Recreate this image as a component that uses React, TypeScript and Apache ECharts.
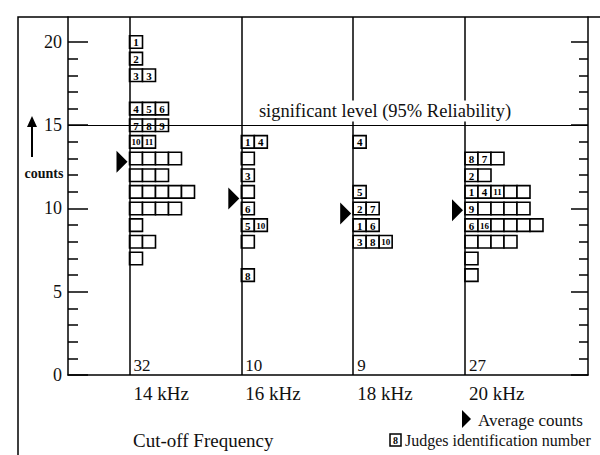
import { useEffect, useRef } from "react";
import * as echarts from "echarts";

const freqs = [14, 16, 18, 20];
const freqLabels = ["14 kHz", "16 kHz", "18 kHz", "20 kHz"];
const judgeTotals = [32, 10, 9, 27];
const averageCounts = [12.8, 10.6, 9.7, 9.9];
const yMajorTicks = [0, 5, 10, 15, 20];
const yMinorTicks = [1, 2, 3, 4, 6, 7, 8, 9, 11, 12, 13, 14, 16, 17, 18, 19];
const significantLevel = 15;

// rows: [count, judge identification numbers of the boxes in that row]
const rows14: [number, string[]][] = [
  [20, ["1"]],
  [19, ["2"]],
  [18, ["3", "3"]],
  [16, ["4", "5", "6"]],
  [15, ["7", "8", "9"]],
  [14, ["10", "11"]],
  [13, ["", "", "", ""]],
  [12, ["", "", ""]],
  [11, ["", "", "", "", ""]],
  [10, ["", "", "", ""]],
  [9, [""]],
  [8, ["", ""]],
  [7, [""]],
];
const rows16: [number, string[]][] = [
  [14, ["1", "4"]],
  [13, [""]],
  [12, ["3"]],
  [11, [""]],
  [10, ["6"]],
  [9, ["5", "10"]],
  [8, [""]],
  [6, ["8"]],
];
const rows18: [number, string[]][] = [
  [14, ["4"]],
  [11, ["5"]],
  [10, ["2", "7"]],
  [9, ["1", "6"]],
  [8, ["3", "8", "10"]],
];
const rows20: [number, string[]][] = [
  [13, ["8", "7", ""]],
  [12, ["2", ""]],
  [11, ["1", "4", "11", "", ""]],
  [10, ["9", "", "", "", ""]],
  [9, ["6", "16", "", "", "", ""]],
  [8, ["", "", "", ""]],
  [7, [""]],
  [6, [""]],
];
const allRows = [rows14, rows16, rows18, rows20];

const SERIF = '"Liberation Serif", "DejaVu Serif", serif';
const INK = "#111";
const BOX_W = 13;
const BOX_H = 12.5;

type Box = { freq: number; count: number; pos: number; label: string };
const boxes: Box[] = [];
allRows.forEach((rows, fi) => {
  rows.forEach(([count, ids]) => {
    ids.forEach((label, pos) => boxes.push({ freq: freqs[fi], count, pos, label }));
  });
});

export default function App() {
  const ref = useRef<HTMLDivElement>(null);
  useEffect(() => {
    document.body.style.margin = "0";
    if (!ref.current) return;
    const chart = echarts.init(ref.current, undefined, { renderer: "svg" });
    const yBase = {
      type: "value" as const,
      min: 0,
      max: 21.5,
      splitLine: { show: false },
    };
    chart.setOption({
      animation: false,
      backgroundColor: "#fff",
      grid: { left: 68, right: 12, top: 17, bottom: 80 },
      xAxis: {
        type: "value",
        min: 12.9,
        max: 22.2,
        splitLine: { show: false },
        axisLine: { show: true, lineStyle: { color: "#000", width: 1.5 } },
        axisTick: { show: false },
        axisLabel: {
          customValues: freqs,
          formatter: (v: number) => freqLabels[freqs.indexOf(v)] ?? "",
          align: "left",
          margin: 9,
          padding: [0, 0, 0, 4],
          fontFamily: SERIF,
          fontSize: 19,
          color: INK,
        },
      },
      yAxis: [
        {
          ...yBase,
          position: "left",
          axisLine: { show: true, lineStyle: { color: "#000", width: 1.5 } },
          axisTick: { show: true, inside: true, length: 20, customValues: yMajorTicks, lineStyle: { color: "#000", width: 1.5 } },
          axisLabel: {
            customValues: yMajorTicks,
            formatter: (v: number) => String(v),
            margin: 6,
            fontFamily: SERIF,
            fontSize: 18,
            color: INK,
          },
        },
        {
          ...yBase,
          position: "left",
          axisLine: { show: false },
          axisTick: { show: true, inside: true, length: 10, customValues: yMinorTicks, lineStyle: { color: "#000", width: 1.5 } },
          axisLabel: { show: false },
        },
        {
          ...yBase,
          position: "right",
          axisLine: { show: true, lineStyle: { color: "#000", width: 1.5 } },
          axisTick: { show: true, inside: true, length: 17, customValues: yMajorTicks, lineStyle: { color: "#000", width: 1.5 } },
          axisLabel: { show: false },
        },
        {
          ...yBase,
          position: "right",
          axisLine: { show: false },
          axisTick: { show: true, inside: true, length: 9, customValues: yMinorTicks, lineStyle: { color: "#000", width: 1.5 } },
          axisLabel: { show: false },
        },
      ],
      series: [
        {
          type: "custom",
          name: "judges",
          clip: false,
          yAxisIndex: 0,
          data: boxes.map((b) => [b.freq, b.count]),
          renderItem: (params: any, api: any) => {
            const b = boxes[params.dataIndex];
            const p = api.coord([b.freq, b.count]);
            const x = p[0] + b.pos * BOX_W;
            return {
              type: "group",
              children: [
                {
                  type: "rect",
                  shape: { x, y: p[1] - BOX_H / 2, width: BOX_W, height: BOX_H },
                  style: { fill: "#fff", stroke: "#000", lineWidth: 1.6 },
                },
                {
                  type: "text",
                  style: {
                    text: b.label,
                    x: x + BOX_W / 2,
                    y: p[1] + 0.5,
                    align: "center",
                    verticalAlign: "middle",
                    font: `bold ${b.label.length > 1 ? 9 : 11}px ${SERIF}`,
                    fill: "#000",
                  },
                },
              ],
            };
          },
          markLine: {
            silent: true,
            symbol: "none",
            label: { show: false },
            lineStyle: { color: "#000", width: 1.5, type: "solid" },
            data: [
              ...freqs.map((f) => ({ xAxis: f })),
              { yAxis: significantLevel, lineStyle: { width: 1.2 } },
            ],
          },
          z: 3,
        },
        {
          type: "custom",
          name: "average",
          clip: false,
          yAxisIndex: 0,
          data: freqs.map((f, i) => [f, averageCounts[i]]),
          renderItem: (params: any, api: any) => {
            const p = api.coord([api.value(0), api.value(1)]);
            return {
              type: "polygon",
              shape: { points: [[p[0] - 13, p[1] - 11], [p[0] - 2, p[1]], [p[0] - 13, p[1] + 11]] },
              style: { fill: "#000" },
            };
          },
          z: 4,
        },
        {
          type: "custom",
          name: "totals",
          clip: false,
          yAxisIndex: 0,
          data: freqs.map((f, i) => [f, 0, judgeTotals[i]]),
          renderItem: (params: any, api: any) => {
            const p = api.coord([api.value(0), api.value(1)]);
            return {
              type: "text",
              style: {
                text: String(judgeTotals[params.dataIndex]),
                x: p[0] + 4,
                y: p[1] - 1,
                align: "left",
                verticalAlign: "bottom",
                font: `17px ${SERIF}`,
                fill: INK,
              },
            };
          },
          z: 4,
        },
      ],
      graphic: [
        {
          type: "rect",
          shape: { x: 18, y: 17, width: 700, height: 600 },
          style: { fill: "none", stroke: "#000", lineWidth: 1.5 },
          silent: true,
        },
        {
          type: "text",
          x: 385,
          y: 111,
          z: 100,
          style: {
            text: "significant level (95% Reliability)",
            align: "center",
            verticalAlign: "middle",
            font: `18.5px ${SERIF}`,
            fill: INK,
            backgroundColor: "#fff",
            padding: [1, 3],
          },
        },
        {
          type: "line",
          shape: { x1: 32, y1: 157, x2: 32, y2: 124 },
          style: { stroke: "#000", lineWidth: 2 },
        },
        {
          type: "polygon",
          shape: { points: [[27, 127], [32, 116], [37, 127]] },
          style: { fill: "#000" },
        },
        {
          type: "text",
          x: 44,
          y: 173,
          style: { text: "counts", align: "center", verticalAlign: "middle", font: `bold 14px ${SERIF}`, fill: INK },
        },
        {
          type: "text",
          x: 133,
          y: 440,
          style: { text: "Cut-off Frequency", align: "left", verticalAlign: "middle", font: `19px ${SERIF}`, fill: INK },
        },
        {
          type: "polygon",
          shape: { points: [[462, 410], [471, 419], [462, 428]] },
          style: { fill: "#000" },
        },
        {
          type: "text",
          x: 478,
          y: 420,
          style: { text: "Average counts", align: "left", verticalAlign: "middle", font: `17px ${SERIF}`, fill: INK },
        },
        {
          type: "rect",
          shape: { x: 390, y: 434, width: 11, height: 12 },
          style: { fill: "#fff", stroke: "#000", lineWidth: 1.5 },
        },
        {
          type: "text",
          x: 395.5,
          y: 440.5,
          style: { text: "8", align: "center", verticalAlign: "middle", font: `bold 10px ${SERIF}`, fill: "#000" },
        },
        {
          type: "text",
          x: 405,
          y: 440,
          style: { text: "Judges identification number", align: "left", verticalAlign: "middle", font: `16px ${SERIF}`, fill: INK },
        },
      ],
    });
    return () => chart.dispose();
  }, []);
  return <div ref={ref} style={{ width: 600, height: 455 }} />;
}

--

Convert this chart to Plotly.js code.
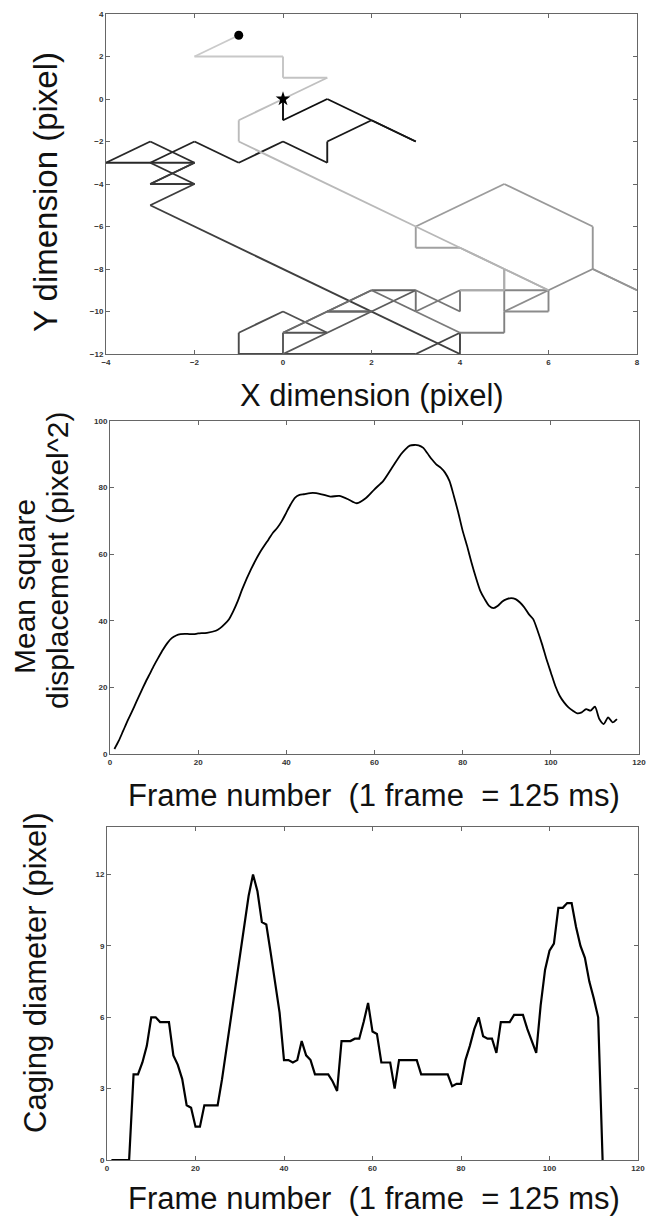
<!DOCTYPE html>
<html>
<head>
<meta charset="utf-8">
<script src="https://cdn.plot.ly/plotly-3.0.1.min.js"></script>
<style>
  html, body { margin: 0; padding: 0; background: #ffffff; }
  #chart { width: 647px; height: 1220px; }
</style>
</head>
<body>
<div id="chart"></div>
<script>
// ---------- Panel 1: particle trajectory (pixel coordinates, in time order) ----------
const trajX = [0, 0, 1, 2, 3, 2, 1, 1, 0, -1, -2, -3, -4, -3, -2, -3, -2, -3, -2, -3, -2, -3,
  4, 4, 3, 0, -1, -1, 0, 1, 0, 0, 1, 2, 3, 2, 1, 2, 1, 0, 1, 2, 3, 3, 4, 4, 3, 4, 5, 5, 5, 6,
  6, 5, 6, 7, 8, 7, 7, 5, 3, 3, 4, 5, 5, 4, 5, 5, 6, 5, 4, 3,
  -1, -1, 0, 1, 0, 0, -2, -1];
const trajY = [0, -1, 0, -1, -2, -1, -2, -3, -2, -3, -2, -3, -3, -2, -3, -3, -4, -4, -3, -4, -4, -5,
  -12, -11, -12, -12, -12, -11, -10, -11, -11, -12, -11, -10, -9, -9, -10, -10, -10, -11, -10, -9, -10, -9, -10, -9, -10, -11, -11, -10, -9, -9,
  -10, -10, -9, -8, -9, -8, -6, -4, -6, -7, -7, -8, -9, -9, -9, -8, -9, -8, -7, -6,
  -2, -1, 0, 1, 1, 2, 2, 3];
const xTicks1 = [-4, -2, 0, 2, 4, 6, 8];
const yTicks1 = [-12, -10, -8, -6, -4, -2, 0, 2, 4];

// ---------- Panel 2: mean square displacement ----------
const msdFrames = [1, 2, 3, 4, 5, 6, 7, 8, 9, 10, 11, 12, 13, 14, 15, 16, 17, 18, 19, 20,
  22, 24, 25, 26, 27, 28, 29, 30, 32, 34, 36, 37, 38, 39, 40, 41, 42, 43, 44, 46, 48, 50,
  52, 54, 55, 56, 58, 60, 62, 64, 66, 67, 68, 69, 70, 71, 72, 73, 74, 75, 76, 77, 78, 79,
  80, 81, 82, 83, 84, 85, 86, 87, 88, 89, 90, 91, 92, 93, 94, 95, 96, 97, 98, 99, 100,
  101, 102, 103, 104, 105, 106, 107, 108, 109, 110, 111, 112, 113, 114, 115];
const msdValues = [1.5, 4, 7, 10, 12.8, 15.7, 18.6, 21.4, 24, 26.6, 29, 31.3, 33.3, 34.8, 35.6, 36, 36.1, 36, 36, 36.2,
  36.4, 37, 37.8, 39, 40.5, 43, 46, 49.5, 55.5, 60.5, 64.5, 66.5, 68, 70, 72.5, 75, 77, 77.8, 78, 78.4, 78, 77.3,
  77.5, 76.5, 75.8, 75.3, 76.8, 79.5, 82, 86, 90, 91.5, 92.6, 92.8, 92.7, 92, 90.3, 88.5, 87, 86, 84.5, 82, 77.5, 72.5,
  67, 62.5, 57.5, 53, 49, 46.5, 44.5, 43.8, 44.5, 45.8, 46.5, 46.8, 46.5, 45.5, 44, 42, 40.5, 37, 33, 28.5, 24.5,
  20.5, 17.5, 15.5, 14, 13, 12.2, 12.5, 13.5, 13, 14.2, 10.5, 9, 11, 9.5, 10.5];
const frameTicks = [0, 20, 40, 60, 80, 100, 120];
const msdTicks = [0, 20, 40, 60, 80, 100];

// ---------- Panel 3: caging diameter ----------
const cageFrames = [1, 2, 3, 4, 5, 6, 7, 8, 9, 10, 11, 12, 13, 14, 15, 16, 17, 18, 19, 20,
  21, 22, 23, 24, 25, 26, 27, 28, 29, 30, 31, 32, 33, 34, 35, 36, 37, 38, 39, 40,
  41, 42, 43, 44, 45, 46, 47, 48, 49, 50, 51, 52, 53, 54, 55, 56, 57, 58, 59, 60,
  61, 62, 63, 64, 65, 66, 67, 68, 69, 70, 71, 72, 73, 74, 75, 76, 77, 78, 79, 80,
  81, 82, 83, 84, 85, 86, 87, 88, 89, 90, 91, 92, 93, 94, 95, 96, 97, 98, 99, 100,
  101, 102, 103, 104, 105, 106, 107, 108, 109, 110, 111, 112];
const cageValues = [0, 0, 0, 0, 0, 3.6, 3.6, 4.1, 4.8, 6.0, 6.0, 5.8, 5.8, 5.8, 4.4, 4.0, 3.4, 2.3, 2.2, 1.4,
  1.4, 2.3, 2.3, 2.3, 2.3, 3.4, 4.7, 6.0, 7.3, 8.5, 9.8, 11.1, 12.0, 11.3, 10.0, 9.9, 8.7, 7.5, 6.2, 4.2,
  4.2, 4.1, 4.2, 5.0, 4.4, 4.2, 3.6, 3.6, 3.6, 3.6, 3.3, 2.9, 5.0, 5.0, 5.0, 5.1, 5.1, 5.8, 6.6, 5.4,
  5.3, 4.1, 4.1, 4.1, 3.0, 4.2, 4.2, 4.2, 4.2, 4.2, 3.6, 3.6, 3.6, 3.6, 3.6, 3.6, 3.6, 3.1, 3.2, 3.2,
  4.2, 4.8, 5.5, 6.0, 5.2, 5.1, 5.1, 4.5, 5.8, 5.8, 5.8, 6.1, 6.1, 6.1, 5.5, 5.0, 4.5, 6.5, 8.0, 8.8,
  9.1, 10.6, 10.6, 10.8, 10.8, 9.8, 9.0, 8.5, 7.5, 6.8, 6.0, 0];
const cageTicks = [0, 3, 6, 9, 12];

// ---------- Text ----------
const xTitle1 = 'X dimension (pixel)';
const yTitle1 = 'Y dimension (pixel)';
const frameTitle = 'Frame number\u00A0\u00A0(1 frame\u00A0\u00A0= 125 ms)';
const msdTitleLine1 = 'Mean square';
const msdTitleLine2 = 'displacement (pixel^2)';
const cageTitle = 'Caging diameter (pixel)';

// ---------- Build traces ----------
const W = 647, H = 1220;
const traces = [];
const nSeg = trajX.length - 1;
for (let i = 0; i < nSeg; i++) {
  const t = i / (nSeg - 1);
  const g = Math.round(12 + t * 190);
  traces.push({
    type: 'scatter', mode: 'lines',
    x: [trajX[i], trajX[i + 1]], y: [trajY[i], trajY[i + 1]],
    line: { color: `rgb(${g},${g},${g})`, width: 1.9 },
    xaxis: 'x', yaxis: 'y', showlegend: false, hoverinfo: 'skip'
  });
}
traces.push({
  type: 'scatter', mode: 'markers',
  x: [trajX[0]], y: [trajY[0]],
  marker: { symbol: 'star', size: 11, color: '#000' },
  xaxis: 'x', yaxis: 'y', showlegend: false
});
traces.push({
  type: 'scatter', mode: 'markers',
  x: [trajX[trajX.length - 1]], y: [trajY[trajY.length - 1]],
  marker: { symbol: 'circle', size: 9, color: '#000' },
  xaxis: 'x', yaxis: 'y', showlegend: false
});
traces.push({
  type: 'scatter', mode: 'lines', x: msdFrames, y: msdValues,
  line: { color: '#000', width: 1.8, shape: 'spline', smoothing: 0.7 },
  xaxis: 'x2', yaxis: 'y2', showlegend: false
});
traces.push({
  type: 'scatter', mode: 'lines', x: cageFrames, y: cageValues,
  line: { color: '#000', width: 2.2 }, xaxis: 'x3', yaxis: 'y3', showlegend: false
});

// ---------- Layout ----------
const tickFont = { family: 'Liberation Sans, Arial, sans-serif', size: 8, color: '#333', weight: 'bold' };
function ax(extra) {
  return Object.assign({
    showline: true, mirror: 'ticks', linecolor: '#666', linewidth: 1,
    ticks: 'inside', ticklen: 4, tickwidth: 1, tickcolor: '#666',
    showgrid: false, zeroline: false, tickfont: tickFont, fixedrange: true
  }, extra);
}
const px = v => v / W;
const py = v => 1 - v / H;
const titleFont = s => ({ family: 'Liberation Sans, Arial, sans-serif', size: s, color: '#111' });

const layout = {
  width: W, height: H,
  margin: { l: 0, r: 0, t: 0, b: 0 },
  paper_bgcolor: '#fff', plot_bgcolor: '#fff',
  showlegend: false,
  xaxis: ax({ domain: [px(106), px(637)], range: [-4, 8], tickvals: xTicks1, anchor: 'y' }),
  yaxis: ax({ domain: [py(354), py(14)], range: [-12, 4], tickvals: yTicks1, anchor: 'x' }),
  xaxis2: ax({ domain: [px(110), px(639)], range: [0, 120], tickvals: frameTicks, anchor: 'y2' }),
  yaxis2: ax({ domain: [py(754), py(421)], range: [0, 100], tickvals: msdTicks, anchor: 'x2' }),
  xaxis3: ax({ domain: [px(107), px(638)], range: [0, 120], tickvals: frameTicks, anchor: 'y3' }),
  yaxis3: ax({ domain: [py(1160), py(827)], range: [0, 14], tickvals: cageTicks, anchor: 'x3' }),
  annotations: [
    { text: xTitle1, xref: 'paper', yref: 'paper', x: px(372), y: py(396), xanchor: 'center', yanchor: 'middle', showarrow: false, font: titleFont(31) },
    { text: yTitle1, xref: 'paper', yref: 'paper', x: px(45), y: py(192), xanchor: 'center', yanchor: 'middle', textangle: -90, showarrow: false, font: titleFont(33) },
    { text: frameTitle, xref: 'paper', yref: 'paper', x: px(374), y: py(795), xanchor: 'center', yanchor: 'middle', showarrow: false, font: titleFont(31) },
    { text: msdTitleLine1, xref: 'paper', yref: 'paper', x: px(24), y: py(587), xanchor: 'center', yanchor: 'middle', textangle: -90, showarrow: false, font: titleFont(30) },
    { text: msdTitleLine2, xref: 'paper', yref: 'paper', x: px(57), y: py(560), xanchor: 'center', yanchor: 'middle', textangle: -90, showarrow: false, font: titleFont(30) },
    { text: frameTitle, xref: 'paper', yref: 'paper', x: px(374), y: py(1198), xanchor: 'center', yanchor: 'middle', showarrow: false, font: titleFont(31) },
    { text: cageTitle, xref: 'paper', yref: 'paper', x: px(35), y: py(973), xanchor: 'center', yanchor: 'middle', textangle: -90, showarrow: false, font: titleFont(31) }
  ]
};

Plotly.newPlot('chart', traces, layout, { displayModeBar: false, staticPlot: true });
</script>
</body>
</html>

== SET TASK ==
Make an exact copy of only the lines from the one with "Recreate this image" through the one with "import * as". Pictures don't belong in it.

== ANSWER FOR THE TASK ==
Recreate this image as a component that uses React, TypeScript and Apache ECharts.
import { useEffect, useRef } from "react";
import * as echarts from "echarts";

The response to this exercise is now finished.